Plotting code records:

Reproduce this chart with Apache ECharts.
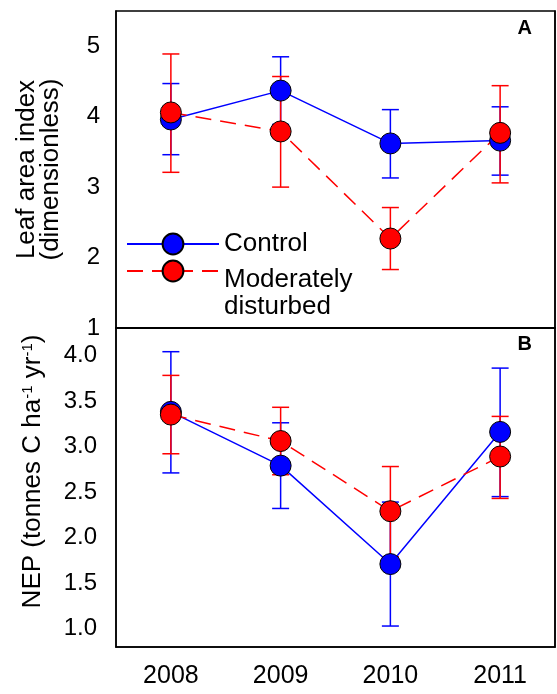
<!DOCTYPE html>
<html>
<head>
<meta charset="utf-8">
<script src="https://cdn.jsdelivr.net/npm/echarts@6/dist/echarts.min.js"></script>
<style>
  html, body { margin: 0; padding: 0; background: #fff; }
  #chart { width: 557px; height: 694px; }
</style>
</head>
<body>
<div id="chart"></div>
<script>
// years on the x axis
const years = ['2008', '2009', '2010', '2011'];

// panel A: leaf area index
const laiControl = [3.96, 4.37, 3.62, 3.66];
const laiControlLow = [3.46, 3.89, 3.13, 3.17];
const laiControlHigh = [4.47, 4.85, 4.10, 4.14];
const laiDisturbed = [4.06, 3.79, 2.27, 3.77];
const laiDisturbedLow = [3.21, 3.00, 1.83, 3.06];
const laiDisturbedHigh = [4.89, 4.57, 2.71, 4.44];

// panel B: NEP
const nepControl = [3.38, 2.79, 1.71, 3.16];
const nepControlLow = [2.71, 2.32, 1.03, 2.45];
const nepControlHigh = [4.04, 3.26, 2.39, 3.86];
const nepDisturbed = [3.35, 3.06, 2.29, 2.89];
const nepDisturbedLow = [2.92, 2.69, 1.79, 2.43];
const nepDisturbedHigh = [3.78, 3.43, 2.78, 3.33];

// tick values
const laiTicks = [1, 2, 3, 4, 5];
const nepTicks = [1.0, 1.5, 2.0, 2.5, 3.0, 3.5, 4.0];

const BLUE = '#0000ff';
const RED = '#ff0000';
const FONT = 'Liberation Sans, Arial, sans-serif';

const chart = echarts.init(document.getElementById('chart'));

// error bars drawn through the axes' own coordinate system
function errorBars(name, color, low, high, gridIdx) {
  return {
    name: name + ' error',
    type: 'custom',
    xAxisIndex: gridIdx === 0 ? 0 : 2,
    yAxisIndex: gridIdx === 0 ? 0 : 2,
    z: 1,
    silent: true,
    data: years.map((y, i) => [i, low[i], high[i]]),
    renderItem: function (params, api) {
      const lo = api.coord([api.value(0), api.value(1)]);
      const hi = api.coord([api.value(0), api.value(2)]);
      const half = 8.5;
      const st = { stroke: color, lineWidth: 1.5 };
      return {
        type: 'group',
        children: [
          { type: 'line', shape: { x1: lo[0], y1: lo[1], x2: hi[0], y2: hi[1] }, style: st },
          { type: 'line', shape: { x1: lo[0] - half, y1: lo[1], x2: lo[0] + half, y2: lo[1] }, style: st },
          { type: 'line', shape: { x1: hi[0] - half, y1: hi[1], x2: hi[0] + half, y2: hi[1] }, style: st }
        ]
      };
    }
  };
}

function lineSeries(name, color, values, dashed, gridIdx) {
  return {
    name: name,
    type: 'line',
    xAxisIndex: gridIdx === 0 ? 0 : 2,
    yAxisIndex: gridIdx === 0 ? 0 : 2,
    z: 3,
    data: values,
    symbol: 'circle',
    symbolSize: 21,
    lineStyle: { color: color, width: 1.5, type: dashed ? [16, 9] : 'solid' },
    itemStyle: { color: color, borderColor: '#000', borderWidth: 1 },
    emphasis: { disabled: true }
  };
}

const xBase = {
  type: 'category',
  data: years,
  boundaryGap: true,
  axisLine: { lineStyle: { color: '#000', width: 1.5 } },
  splitLine: { show: false }
};

const option = {
  animation: false,
  textStyle: { fontFamily: FONT },
  title: [
    { text: 'A', right: 25, top: 18, padding: 0,
      textStyle: { fontSize: 20, fontWeight: 'bold', color: '#000', fontFamily: FONT } },
    { text: 'B', right: 25, top: 334, padding: 0,
      textStyle: { fontSize: 20, fontWeight: 'bold', color: '#000', fontFamily: FONT } }
  ],
  legend: {
    orient: 'vertical',
    left: 126,
    top: 231,
    itemWidth: 92,
    itemHeight: 26,
    itemGap: -26,
    padding: 0,
    selectedMode: false,
    // second entry: the first line sits a little below its marker, as in the figure
    formatter: function (name) {
      if (name === 'Control') return name;
      return '{e| }\n{t|Moderately}\n{t|disturbed}';
    },
    textStyle: {
      fontSize: 26, color: '#000', fontFamily: FONT,
      rich: {
        e: { fontSize: 26, lineHeight: 45 },
        t: { fontSize: 26, lineHeight: 27, color: '#000', fontFamily: FONT }
      }
    },
    data: ['Control', 'Moderately disturbed']
  },
  grid: [
    { left: 116, right: 2, top: 11, height: 317, show: true, borderColor: '#000', borderWidth: 1.5 },
    { left: 116, right: 2, top: 328, height: 319, show: true, borderColor: '#000', borderWidth: 1.5 }
  ],
  xAxis: [
    Object.assign({}, xBase, {
      gridIndex: 0,
      axisTick: { alignWithLabel: true, length: 6, lineStyle: { color: '#000', width: 1.5 } },
      axisLabel: { show: false }
    }),
    Object.assign({}, xBase, {
      gridIndex: 1, position: 'top',
      axisTick: { alignWithLabel: true, inside: true, length: 6, lineStyle: { color: '#000', width: 1.5 } },
      axisLabel: { show: false }
    }),
    Object.assign({}, xBase, {
      gridIndex: 1,
      axisTick: { alignWithLabel: true, length: 5, lineStyle: { color: '#000', width: 1.5 } },
      axisLabel: { fontSize: 25, color: '#000', margin: 17, fontFamily: FONT }
    }),
    Object.assign({}, xBase, {
      gridIndex: 1,
      axisTick: { alignWithLabel: true, inside: true, length: 5, lineStyle: { color: '#000', width: 1.5 } },
      axisLabel: { show: false }
    })
  ],
  yAxis: [
    {
      type: 'value', gridIndex: 0, min: 1, max: 5.5,
      name: 'Leaf area index\n(dimensionless)',
      nameLocation: 'middle', nameGap: 53,
      nameTextStyle: { fontSize: 26, color: '#000', lineHeight: 24, fontFamily: FONT },
      axisLine: { show: true, lineStyle: { color: '#000', width: 1.5 } },
      axisTick: { length: 8, customValues: laiTicks, lineStyle: { color: '#000', width: 1.5 } },
      axisLabel: { fontSize: 24, color: '#000', margin: 16, customValues: laiTicks, fontFamily: FONT },
      splitLine: { show: false }
    },
    {
      type: 'value', gridIndex: 0, min: 1, max: 5.5, position: 'right',
      axisLine: { show: true, lineStyle: { color: '#000', width: 1.5 } },
      axisTick: { inside: true, length: 7, customValues: laiTicks, lineStyle: { color: '#000', width: 1.5 } },
      axisLabel: { show: false },
      splitLine: { show: false }
    },
    {
      type: 'value', gridIndex: 1, min: 0.8, max: 4.3,
      name: 'NEP (tonnes C ha{sup|-1} yr{sup|-1})',
      nameLocation: 'middle', nameGap: 70,
      nameTextStyle: {
        fontSize: 26, color: '#000', fontFamily: FONT, padding: [0, 0, 0, 32],
        rich: { sup: { fontSize: 15, verticalAlign: 'top', color: '#000', fontFamily: FONT, padding: [0, 0, 11, 0] } }
      },
      axisLine: { show: true, lineStyle: { color: '#000', width: 1.5 } },
      axisTick: { length: 8, customValues: nepTicks, lineStyle: { color: '#000', width: 1.5 } },
      axisLabel: {
        fontSize: 24, color: '#000', margin: 19, customValues: nepTicks, fontFamily: FONT,
        formatter: function (v) { return v.toFixed(1); }
      },
      splitLine: { show: false }
    },
    {
      type: 'value', gridIndex: 1, min: 0.8, max: 4.3, position: 'right',
      axisLine: { show: true, lineStyle: { color: '#000', width: 1.5 } },
      axisTick: { inside: true, length: 7, customValues: nepTicks, lineStyle: { color: '#000', width: 1.5 } },
      axisLabel: { show: false },
      splitLine: { show: false }
    }
  ],
  series: [
    lineSeries('Control', BLUE, laiControl, false, 0),
    lineSeries('Moderately disturbed', RED, laiDisturbed, true, 0),
    lineSeries('Control', BLUE, nepControl, false, 1),
    lineSeries('Moderately disturbed', RED, nepDisturbed, true, 1),
    errorBars('Control', BLUE, laiControlLow, laiControlHigh, 0),
    errorBars('Moderately disturbed', RED, laiDisturbedLow, laiDisturbedHigh, 0),
    errorBars('Control', BLUE, nepControlLow, nepControlHigh, 1),
    errorBars('Moderately disturbed', RED, nepDisturbedLow, nepDisturbedHigh, 1)
  ]
};

chart.setOption(option);
</script>
</body>
</html>
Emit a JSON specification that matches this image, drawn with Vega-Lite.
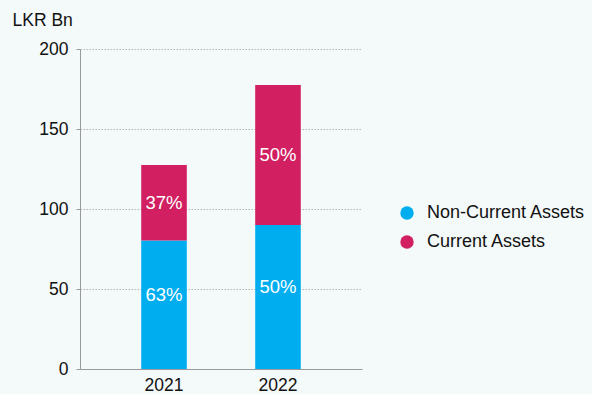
{
  "$schema": "https://vega.github.io/schema/vega-lite/v6.json",
  "width": 282,
  "height": 320,
  "autosize": {"type": "none"},
  "padding": {"left": 80, "top": 49, "right": 230, "bottom": 25},
  "background": "#f4f9f9",
  "config": {
    "view": {"stroke": null},
    "font": "Liberation Sans",
    "text": {"font": "Liberation Sans"}
  },
  "data": {
    "values": [
      {"year": "2021", "type": "Non-Current Assets", "value": 80.3, "pct": "63%", "ord": 1},
      {"year": "2021", "type": "Current Assets", "value": 47.2, "pct": "37%", "ord": 2},
      {"year": "2022", "type": "Non-Current Assets", "value": 90.0, "pct": "50%", "ord": 1},
      {"year": "2022", "type": "Current Assets", "value": 87.5, "pct": "50%", "ord": 2}
    ]
  },
  "transform": [
    {"stack": "value", "groupby": ["year"], "sort": [{"field": "ord", "order": "ascending"}], "as": ["v0", "v1"]},
    {"calculate": "(datum.v0 + datum.v1) / 2", "as": "mid"}
  ],
  "encoding": {
    "x": {
      "field": "year", "type": "nominal",
      "scale": {"paddingInner": 0.6, "paddingOuter": 0.537},
      "axis": {
        "title": null, "labelAngle": 0, "ticks": false,
        "domainColor": "#9a9a9a", "labelFontSize": 17.5, "labelColor": "#111",
        "labelPadding": 7, "labelFont": "Liberation Sans"
      }
    }
  },
  "layer": [
    {
      "mark": {"type": "bar"},
      "encoding": {
        "y": {
          "field": "v0", "type": "quantitative",
          "scale": {"domain": [0, 200]},
          "axis": {
            "values": [0, 50, 100, 150, 200],
            "title": "LKR Bn", "titleAngle": 0, "titleX": -68, "titleY": -24,
            "titleAlign": "left", "titleBaseline": "alphabetic",
            "titleFontSize": 17.5, "titleFontWeight": "normal", "titleColor": "#111",
            "titleFont": "Liberation Sans",
            "labelFontSize": 17.5, "labelColor": "#111", "labelPadding": 8,
            "labelFont": "Liberation Sans",
            "tickSize": 4, "tickColor": "#9a9a9a", "domainColor": "#9a9a9a",
            "grid": true, "gridColor": "#b5b5b5", "gridDash": [1.5, 1.5], "gridWidth": 1
          }
        },
        "y2": {"field": "v1"},
        "color": {
          "field": "type", "type": "nominal",
          "scale": {"domain": ["Non-Current Assets", "Current Assets"], "range": ["#00aeef", "#d11f62"]},
          "legend": {
            "title": null, "orient": "none", "legendX": 318, "legendY": 155,
            "symbolType": "circle", "symbolSize": 180, "symbolStrokeWidth": 0,
            "labelFontSize": 18, "labelColor": "#111", "labelFont": "Liberation Sans",
            "rowPadding": 11, "labelOffset": 11
          }
        }
      }
    },
    {
      "transform": [{"filter": "datum.type === 'Non-Current Assets'"}],
      "mark": {"type": "text", "color": "white", "fontSize": 18.5, "dy": -10, "font": "Liberation Sans"},
      "encoding": {
        "y": {"field": "mid", "type": "quantitative"},
        "text": {"field": "pct"}
      }
    },
    {
      "transform": [{"filter": "datum.type === 'Current Assets'"}],
      "mark": {"type": "text", "color": "white", "fontSize": 18.5, "dy": 0, "font": "Liberation Sans"},
      "encoding": {
        "y": {"field": "mid", "type": "quantitative"},
        "text": {"field": "pct"}
      }
    }
  ]
}
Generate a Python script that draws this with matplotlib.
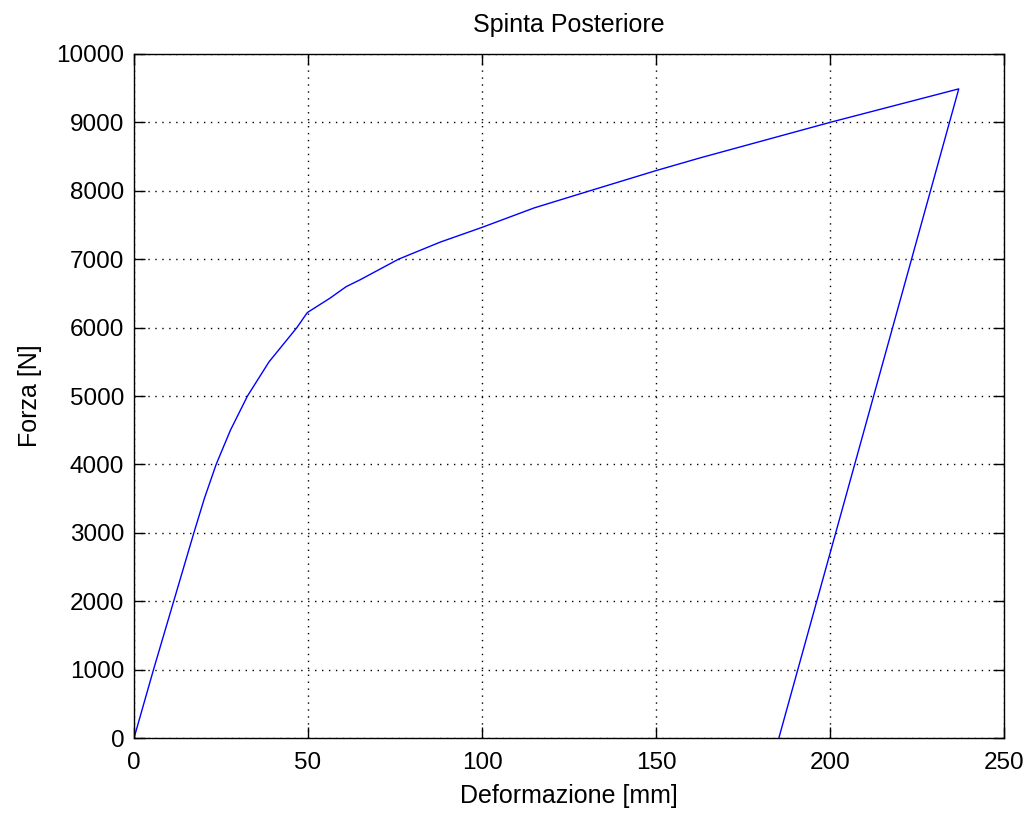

GIVEN INSTRUCTION:
Print, exactly as written, the lines above from the first one to the one containing "const chart = echarts.init(document.getElementById('chart'));". Leave out pictures.

WRITTEN RESPONSE:
Reproduce this chart with Apache ECharts.
<!DOCTYPE html>
<html>
<head>
<meta charset="utf-8">
<script src="https://cdn.jsdelivr.net/npm/echarts@6/dist/echarts.min.js"></script>
<style>
  html, body { margin: 0; padding: 0; background: #fff; }
  #chart { width: 557px; height: 694px; }
</style>
</head>
<body>
<div id="chart"></div>
<script>
// years on the x axis
const years = ['2008', '2009', '2010', '2011'];

// panel A: leaf area index
const laiControl = [3.96, 4.37, 3.62, 3.66];
const laiControlLow = [3.46, 3.89, 3.13, 3.17];
const laiControlHigh = [4.47, 4.85, 4.10, 4.14];
const laiDisturbed = [4.06, 3.79, 2.27, 3.77];
const laiDisturbedLow = [3.21, 3.00, 1.83, 3.06];
const laiDisturbedHigh = [4.89, 4.57, 2.71, 4.44];

// panel B: NEP
const nepControl = [3.38, 2.79, 1.71, 3.16];
const nepControlLow = [2.71, 2.32, 1.03, 2.45];
const nepControlHigh = [4.04, 3.26, 2.39, 3.86];
const nepDisturbed = [3.35, 3.06, 2.29, 2.89];
const nepDisturbedLow = [2.92, 2.69, 1.79, 2.43];
const nepDisturbedHigh = [3.78, 3.43, 2.78, 3.33];

// tick values
const laiTicks = [1, 2, 3, 4, 5];
const nepTicks = [1.0, 1.5, 2.0, 2.5, 3.0, 3.5, 4.0];

const BLUE = '#0000ff';
const RED = '#ff0000';
const FONT = 'Liberation Sans, Arial, sans-serif';

const chart = echarts.init(document.getElementById('chart'));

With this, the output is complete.